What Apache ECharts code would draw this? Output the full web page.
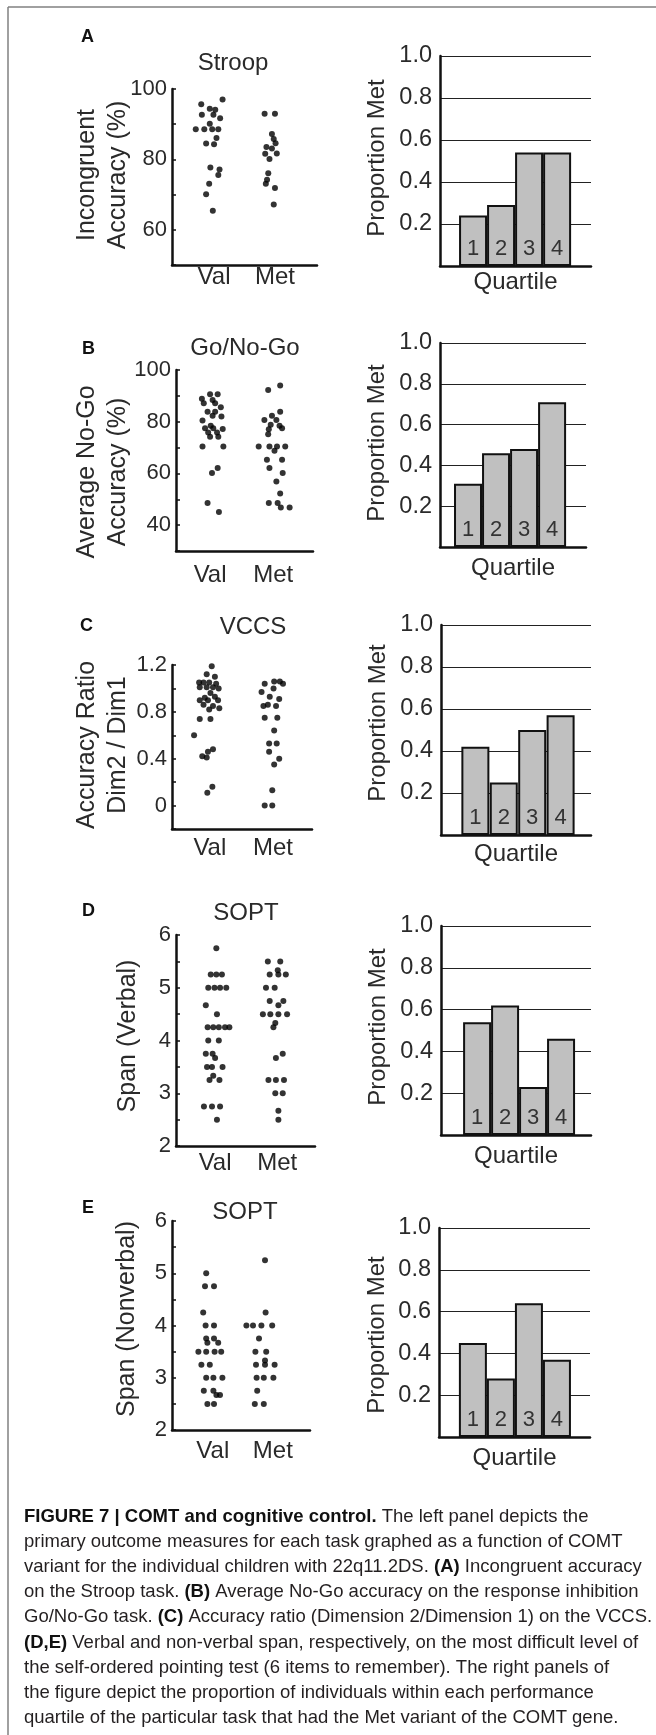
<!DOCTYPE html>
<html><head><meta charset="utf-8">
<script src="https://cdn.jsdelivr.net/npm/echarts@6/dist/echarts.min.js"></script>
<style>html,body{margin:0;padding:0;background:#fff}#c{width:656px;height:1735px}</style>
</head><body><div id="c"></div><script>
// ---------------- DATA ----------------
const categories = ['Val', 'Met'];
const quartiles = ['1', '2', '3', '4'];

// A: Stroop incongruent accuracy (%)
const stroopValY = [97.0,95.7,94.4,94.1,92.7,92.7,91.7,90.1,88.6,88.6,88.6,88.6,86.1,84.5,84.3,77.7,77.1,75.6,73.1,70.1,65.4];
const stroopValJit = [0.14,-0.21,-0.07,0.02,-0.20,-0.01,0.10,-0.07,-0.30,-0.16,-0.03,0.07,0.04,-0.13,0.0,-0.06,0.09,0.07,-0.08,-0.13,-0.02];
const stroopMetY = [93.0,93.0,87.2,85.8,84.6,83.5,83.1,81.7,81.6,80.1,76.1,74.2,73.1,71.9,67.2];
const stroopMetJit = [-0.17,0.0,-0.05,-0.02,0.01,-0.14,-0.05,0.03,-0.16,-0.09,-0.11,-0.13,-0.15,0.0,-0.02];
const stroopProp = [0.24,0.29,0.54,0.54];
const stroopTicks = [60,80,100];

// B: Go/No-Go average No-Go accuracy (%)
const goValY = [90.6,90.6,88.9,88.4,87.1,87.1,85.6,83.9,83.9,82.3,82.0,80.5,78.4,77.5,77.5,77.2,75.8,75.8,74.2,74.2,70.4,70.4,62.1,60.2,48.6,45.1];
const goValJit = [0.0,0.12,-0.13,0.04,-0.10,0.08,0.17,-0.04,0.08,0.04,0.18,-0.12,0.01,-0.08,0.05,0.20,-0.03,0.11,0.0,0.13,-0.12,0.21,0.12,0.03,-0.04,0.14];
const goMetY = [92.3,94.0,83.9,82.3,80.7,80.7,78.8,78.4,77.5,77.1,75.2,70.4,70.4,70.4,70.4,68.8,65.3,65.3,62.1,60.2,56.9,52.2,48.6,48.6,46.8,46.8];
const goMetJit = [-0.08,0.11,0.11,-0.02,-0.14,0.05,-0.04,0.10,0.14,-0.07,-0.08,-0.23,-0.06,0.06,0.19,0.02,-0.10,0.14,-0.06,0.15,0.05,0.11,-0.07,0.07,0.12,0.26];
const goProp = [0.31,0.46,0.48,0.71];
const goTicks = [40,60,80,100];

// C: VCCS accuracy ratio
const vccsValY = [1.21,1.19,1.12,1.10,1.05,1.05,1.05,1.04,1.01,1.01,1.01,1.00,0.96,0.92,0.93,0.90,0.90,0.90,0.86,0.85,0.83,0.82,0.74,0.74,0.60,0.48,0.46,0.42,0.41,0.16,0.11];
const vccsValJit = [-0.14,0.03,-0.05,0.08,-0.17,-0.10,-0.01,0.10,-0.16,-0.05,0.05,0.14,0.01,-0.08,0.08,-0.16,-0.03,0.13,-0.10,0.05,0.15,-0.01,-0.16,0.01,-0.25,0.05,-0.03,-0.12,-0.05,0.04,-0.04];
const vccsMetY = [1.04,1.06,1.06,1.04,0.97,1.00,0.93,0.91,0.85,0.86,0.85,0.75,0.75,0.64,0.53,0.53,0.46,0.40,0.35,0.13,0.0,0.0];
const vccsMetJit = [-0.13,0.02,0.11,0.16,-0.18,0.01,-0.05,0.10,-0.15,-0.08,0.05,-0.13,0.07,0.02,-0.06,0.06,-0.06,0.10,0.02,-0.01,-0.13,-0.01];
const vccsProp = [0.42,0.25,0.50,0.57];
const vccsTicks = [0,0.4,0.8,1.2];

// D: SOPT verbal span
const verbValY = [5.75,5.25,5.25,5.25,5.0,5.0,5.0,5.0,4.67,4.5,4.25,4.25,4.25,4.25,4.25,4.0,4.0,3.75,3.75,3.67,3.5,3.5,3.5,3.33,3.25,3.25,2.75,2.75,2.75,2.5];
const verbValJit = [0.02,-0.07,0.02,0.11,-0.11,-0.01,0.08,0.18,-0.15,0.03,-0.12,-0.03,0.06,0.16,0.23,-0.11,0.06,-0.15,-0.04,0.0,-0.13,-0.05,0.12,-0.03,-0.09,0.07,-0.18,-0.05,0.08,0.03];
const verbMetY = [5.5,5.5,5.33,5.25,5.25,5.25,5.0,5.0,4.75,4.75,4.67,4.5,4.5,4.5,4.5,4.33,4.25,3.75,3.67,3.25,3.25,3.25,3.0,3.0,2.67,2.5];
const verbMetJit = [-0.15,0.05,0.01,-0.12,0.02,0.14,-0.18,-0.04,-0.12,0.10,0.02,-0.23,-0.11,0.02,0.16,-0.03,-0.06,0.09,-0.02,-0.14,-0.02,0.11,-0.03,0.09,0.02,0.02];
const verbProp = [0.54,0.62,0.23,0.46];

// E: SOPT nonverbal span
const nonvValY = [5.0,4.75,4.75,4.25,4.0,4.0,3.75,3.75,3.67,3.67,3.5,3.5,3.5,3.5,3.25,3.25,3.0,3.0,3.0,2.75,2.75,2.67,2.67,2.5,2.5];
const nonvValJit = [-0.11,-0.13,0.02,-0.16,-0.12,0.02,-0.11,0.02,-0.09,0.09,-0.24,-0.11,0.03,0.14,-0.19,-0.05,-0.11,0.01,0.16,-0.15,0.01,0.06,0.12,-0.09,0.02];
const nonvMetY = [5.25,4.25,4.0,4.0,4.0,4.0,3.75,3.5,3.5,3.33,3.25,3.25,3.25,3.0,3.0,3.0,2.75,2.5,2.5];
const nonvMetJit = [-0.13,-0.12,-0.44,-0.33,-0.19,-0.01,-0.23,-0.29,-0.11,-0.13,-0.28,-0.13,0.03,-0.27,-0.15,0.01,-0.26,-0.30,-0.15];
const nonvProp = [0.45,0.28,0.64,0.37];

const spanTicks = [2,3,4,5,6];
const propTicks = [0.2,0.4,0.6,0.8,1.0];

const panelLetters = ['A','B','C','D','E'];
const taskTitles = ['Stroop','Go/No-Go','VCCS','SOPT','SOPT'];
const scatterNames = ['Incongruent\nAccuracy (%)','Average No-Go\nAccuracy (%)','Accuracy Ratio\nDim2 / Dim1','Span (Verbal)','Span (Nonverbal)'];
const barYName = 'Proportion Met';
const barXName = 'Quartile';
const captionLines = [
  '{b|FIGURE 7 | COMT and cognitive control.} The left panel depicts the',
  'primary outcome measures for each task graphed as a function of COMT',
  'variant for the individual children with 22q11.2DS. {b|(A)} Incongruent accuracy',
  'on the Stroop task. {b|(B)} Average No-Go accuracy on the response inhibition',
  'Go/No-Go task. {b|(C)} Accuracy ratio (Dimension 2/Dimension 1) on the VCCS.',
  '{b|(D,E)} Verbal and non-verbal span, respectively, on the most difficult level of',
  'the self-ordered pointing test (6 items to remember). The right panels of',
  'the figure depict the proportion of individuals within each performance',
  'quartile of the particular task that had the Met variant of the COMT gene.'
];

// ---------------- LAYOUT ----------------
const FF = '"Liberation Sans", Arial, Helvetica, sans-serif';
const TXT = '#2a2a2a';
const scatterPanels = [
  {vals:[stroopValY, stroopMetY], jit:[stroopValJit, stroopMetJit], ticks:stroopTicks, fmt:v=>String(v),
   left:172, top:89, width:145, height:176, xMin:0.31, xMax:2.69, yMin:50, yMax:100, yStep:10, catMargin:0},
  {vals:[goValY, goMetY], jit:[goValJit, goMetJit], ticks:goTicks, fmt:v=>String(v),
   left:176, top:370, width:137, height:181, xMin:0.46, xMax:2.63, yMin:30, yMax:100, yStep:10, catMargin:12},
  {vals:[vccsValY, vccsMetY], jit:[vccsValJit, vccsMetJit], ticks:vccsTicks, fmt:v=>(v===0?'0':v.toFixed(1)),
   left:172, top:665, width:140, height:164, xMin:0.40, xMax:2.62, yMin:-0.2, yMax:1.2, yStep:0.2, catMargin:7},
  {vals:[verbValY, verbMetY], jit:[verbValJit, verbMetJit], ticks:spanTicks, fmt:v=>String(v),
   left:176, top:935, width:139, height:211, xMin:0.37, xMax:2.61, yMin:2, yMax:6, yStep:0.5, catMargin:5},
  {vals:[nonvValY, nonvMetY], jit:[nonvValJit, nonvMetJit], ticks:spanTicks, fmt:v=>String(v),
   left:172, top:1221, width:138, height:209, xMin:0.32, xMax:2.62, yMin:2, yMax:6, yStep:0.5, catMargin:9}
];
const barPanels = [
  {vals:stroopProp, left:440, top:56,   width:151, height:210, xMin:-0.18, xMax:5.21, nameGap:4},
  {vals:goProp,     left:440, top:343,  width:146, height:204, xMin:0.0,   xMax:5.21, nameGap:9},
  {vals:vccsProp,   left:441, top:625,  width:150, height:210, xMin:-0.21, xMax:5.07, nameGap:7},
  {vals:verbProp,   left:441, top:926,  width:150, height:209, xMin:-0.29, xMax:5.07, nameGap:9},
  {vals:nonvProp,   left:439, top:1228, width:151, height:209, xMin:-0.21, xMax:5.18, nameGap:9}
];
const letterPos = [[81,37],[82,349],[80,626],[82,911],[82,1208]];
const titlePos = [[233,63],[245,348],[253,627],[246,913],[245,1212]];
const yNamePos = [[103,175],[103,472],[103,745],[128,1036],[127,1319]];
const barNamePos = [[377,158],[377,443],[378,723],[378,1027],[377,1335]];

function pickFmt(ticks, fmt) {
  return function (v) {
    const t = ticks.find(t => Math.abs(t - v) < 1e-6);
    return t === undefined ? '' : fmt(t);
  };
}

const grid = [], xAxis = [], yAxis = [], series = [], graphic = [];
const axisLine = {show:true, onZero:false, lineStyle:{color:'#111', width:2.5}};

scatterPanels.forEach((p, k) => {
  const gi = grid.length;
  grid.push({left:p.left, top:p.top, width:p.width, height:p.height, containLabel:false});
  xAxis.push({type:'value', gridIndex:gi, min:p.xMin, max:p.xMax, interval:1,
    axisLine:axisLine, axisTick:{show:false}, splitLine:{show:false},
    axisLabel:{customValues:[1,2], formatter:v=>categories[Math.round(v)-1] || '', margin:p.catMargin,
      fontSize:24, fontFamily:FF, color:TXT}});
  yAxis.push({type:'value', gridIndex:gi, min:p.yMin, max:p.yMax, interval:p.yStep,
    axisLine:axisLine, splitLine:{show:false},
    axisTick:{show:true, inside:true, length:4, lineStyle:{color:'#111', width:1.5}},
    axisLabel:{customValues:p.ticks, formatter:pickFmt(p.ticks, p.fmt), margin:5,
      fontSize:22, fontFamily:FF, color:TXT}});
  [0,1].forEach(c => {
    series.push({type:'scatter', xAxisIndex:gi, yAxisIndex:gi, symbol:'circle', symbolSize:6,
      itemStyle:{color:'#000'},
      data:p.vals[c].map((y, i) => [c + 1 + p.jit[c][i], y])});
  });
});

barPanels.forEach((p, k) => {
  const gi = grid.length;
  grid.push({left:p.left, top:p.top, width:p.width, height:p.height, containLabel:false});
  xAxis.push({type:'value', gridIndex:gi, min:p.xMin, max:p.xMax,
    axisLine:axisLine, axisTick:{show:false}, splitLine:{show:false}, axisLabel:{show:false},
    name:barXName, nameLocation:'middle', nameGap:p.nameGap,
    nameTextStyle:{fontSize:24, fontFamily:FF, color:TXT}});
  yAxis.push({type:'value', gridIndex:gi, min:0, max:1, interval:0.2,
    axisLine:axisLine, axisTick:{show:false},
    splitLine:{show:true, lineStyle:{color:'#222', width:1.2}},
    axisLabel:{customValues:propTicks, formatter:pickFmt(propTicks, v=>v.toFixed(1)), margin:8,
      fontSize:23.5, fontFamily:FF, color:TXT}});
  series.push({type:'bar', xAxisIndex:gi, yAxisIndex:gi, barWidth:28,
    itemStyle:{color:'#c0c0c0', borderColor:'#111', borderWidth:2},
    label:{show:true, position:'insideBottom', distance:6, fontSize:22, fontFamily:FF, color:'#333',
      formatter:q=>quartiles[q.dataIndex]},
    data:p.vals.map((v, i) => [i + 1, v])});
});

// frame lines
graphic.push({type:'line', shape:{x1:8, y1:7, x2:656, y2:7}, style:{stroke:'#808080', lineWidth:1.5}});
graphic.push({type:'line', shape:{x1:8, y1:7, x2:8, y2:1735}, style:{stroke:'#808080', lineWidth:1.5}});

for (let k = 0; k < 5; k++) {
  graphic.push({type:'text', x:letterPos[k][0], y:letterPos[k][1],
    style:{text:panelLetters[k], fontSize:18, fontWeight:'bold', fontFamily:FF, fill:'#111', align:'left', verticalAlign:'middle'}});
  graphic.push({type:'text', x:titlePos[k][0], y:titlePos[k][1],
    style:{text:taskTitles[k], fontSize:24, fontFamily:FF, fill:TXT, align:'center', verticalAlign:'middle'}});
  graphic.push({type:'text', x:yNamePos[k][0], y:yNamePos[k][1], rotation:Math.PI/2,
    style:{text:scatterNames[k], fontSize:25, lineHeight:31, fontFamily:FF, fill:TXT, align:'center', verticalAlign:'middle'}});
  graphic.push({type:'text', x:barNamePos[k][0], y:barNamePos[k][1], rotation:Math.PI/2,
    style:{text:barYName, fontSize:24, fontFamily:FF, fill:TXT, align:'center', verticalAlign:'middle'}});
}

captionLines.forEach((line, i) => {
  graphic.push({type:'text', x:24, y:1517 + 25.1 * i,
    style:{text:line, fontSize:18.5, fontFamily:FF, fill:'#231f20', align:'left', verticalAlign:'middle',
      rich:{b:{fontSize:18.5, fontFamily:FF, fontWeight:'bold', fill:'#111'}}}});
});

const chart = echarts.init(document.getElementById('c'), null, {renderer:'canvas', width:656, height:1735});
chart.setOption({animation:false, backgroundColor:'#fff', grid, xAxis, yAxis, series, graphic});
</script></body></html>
##########
[Request] Write out again exactly the lines from the start of the data above through the line containing "const goTicks = [40,60,80,100];", inclusive, excluding any pictures.

[Task answer]
What Apache ECharts code would draw this? Output the full web page.
<!DOCTYPE html>
<html><head><meta charset="utf-8">
<script src="https://cdn.jsdelivr.net/npm/echarts@6/dist/echarts.min.js"></script>
<style>html,body{margin:0;padding:0;background:#fff}#c{width:656px;height:1735px}</style>
</head><body><div id="c"></div><script>
// ---------------- DATA ----------------
const categories = ['Val', 'Met'];
const quartiles = ['1', '2', '3', '4'];

// A: Stroop incongruent accuracy (%)
const stroopValY = [97.0,95.7,94.4,94.1,92.7,92.7,91.7,90.1,88.6,88.6,88.6,88.6,86.1,84.5,84.3,77.7,77.1,75.6,73.1,70.1,65.4];
const stroopValJit = [0.14,-0.21,-0.07,0.02,-0.20,-0.01,0.10,-0.07,-0.30,-0.16,-0.03,0.07,0.04,-0.13,0.0,-0.06,0.09,0.07,-0.08,-0.13,-0.02];
const stroopMetY = [93.0,93.0,87.2,85.8,84.6,83.5,83.1,81.7,81.6,80.1,76.1,74.2,73.1,71.9,67.2];
const stroopMetJit = [-0.17,0.0,-0.05,-0.02,0.01,-0.14,-0.05,0.03,-0.16,-0.09,-0.11,-0.13,-0.15,0.0,-0.02];
const stroopProp = [0.24,0.29,0.54,0.54];
const stroopTicks = [60,80,100];

// B: Go/No-Go average No-Go accuracy (%)
const goValY = [90.6,90.6,88.9,88.4,87.1,87.1,85.6,83.9,83.9,82.3,82.0,80.5,78.4,77.5,77.5,77.2,75.8,75.8,74.2,74.2,70.4,70.4,62.1,60.2,48.6,45.1];
const goValJit = [0.0,0.12,-0.13,0.04,-0.10,0.08,0.17,-0.04,0.08,0.04,0.18,-0.12,0.01,-0.08,0.05,0.20,-0.03,0.11,0.0,0.13,-0.12,0.21,0.12,0.03,-0.04,0.14];
const goMetY = [92.3,94.0,83.9,82.3,80.7,80.7,78.8,78.4,77.5,77.1,75.2,70.4,70.4,70.4,70.4,68.8,65.3,65.3,62.1,60.2,56.9,52.2,48.6,48.6,46.8,46.8];
const goMetJit = [-0.08,0.11,0.11,-0.02,-0.14,0.05,-0.04,0.10,0.14,-0.07,-0.08,-0.23,-0.06,0.06,0.19,0.02,-0.10,0.14,-0.06,0.15,0.05,0.11,-0.07,0.07,0.12,0.26];
const goProp = [0.31,0.46,0.48,0.71];
const goTicks = [40,60,80,100];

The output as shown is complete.